When Kohl, then minister president of Rhineland-Palatinate, entered CDU headquarters in Bonn in 1973 as the new man of the house, the party was in a similar state. Under the regency of Konrad Adenauer, it had become the “chancellor election association,” a loose association of interest groups held together by the aspiration to stay in power. The successors to the “Old Man”*, Ludwig Erhard, Kurt Georg Kiesinger, and Rainer Barzel, hadn’t done much to change that. It was Helmut Kohl, the “black giant” from Mainz, as he was called at the time, who finally recognized the weaknesses and set out to liberate the club of staid dignitaries from its incrustations and transform it into a modern mainstream party.

Kohl, the man from the provinces, embodied a new type of party leader. Pragmatic, flexible, and open to reform. He surrounded himself with smart and strong-willed people, such as Kurt Biedenkopf, Heiner Geißler, and Peter Radunski, and together they turned the dusty old Adenauer House** inside out and made the CDU into a motivated, effective party.

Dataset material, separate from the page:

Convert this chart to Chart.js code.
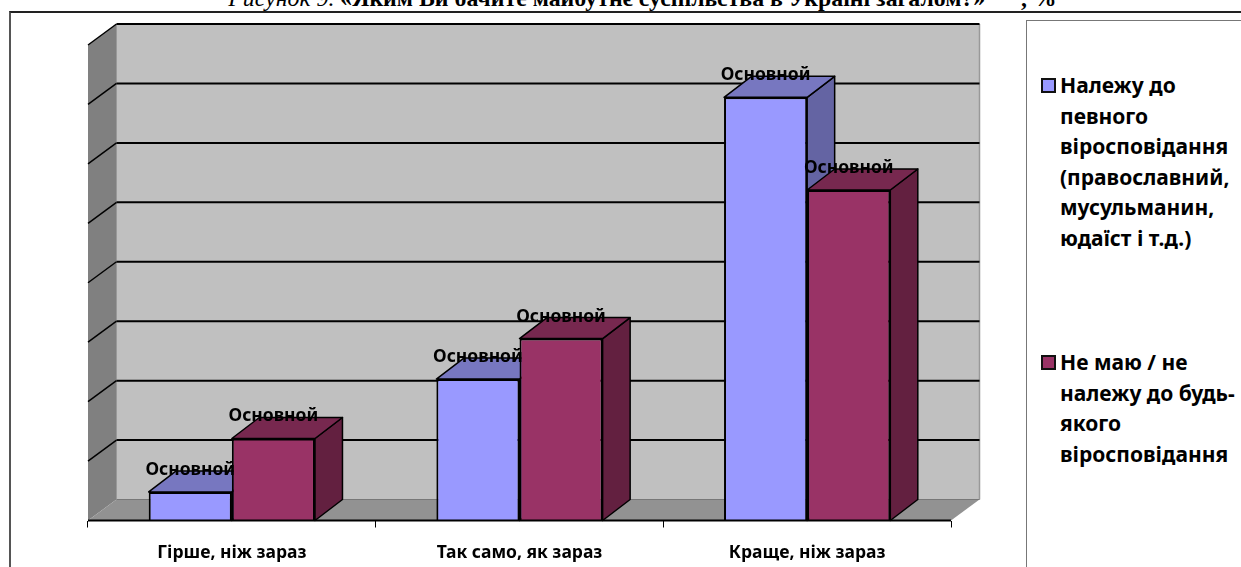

The renewal did not confine itself to the organization alone. With his alert sense for social change, Kohl set out to tidy up the Union, programmatically speaking, and to open it up to new currents. The party congresses of the 1970s were filled with controversial, lively, and creative discussion. They debated co-determination and land reform, corporate law and the “new social question.” Spurred on by pioneer Heiner Geißler, the CDU used the “new social question” to address socially marginalized groups more directly.

Weight started shifting once the party took control of the government in1982. Safeguarding power became more important to the party than adaptability. Uncomfortable personalities gradually disappeared from the scene. The Konrad Adenauer House’s reputation as an independent intellectual center declined continuously to the benefit of the chancellor’s office. And soon enough the CDU executive committees also saw themselves more as a cheering squad than as a critical corrective to the federal government.



* Konrad Adenauer became the first postwar chancellor at the age of 73; when he resigned in 1963, he was 87 years old. Thus, his nickname “Der Alte” [“The Old Man”] – eds.
** Reference to CDU party headquarters – eds.